(published in the Turkish Daily News http://www.turkishdailynews.com.tr/article.php?enewsid=74440 )
Native English speakers, they like to say, are not good at learning other languages.
In my case that certainly holds true.
I am handicapped, as a New Zealander, having grown up in a society where no other language was used.
Eight years ago I set off for Europe in search of adventure. One of the challenges I set for myself was to learn another language. I settled in Spain and spent the next five years learning Spanish.
The first year I was based in Jaen, central Andalusia. This provided an invaluable crash course, for English-speakers were few and far between.
The next year, spent in the Basque capital Vitoria, was similarly beneficial.
Then I moved to Barcelona, a veritable paradise on the Mediterranean. But like much of that sun-drenched coast, it is infested with English-speaking foreigners, not least the English themselves.
Among the locals, and even the immigrants from non-English-speaking countries, I stood more chance of having a discussion in Catalan than I did in Spanish.
When I spoke to people in Spanish they would invariably reply in English. If I insisted on Spanish they would raise the bar to a level above my comprehension, then smugly come to my aid in English.
My companion during these times, a blond Catalan, was regularly addressed in English by her own countrymen - in the heart of Barcelona, much to her annoyance
I have encountered similar difficulties since coming to Turkey. Perhaps due to the Turkish language's lack of international usage, the prevalent attitude seems to be that a foreigner attempting to speak it is clearly showing off. The raising-the-bar tactic is thus executed with particular relish.
Yet the Turks, like the Spanish, crave nothing more than an opportunity to practise their English with a native-speaker; a joy which surpasses even that of deriding the native English-speaker's lack of linguistic aptitude.
All this is, of course, a result of English-speaking America's domination of the world. A thousand years ago I might have encountered similar difficulties striking up a conversation in anything but Latin. Five centuries ago it might have been Spanish. Two hundred and fifty years ago, French.

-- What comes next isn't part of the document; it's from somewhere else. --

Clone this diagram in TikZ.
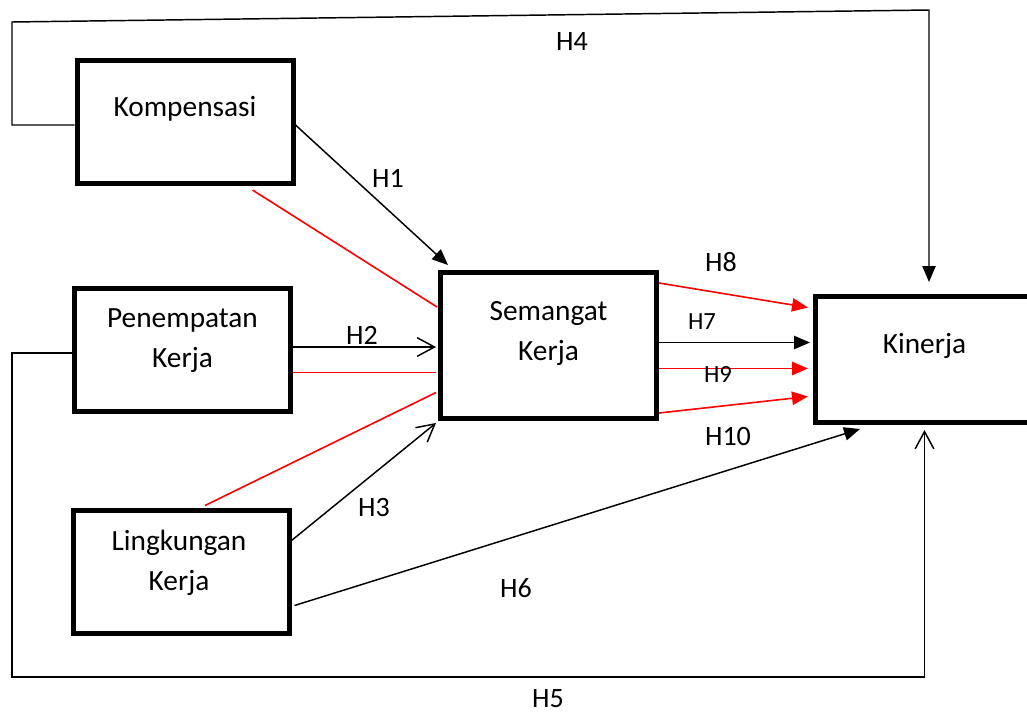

While American domination of the world is encouraging its inhabitants to embrace English as the lingua franca of our times, it is simultaneously encouraging much animosity toward America.
I would be the first to endorse widespread grievances over the manner in which American domination of the world is being sustained. But a tallish, broad-shouldered redhead - the embodiment of the stereotypical 'Frankish' oppressor, I suppose - I tend to find myself a prime target for those with the chip-on-the-shoulder mentality.
But, if anything, resentment of my efforts to speak other languages seems even more proncounced among English-speakers themselves. For it is unnecessary in a world where everyone is learning English.
Clearly I have spent the past seven years struggling to learn other languages just to show off.
Had I not made that effort, however, I would have been perceived as the arrogant foreigner who expected everyone to speakEnglish; the embodiment of the stereotypical English-speaker incapable of learning another language.